Only the lines from the first one through the line with "import seaborn as sns" should be printed, exactly as they appear.

───── STORED DATA

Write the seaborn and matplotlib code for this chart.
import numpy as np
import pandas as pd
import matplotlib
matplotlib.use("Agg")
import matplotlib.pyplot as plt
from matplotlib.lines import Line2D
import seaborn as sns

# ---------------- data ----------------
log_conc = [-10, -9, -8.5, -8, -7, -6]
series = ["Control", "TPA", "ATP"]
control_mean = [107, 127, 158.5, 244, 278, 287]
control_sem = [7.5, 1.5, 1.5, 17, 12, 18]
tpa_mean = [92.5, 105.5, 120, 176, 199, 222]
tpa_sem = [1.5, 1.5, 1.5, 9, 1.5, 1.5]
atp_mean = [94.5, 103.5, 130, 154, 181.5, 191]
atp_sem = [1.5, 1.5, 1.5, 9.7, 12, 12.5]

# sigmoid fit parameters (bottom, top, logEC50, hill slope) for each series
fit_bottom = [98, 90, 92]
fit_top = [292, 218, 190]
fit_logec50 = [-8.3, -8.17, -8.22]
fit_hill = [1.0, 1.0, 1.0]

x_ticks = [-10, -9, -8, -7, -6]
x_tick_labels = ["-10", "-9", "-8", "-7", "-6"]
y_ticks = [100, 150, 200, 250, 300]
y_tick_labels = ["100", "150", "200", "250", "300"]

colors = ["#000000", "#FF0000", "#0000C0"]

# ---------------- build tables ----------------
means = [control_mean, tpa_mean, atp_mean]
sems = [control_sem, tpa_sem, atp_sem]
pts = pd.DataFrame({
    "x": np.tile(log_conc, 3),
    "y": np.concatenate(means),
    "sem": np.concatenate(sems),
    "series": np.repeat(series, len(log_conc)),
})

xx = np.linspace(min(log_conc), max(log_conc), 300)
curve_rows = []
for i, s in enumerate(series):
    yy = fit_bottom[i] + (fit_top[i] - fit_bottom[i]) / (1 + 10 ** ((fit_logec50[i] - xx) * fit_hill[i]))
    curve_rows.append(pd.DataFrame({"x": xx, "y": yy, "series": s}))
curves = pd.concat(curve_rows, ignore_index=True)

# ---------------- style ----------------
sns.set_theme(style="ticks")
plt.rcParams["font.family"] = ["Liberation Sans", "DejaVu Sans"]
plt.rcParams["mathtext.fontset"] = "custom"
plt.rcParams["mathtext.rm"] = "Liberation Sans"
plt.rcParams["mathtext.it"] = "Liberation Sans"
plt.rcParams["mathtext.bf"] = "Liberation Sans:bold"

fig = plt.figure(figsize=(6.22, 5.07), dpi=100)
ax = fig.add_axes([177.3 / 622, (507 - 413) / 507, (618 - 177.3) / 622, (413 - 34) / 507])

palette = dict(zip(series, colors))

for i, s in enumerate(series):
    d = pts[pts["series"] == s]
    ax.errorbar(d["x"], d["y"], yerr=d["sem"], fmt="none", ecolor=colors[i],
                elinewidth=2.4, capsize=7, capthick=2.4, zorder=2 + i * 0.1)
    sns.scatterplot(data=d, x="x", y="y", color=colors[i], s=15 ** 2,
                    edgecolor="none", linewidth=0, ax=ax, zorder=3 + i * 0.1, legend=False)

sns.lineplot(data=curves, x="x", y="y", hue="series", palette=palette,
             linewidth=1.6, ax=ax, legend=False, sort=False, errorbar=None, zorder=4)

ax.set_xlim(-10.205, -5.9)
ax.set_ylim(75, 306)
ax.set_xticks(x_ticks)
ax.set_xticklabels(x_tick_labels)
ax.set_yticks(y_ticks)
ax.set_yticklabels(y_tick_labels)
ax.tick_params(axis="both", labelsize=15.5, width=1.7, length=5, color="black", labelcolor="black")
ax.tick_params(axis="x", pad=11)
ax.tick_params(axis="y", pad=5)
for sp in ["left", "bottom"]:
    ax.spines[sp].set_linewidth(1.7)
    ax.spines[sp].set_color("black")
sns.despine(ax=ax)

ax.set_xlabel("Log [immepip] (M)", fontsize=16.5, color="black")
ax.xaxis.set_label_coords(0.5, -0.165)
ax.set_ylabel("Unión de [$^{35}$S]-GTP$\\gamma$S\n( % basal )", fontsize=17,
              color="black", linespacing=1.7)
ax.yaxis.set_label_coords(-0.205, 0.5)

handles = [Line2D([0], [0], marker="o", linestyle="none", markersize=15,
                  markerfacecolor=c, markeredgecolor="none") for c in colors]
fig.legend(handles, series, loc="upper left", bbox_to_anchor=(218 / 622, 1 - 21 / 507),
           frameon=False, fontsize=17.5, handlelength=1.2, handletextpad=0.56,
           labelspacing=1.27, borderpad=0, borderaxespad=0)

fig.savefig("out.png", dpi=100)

──────────

FINISHED TASK:
Write the seaborn and matplotlib code for this chart.
import numpy as np
import pandas as pd
import matplotlib
matplotlib.use("Agg")
import matplotlib.pyplot as plt
from matplotlib.lines import Line2D
import seaborn as sns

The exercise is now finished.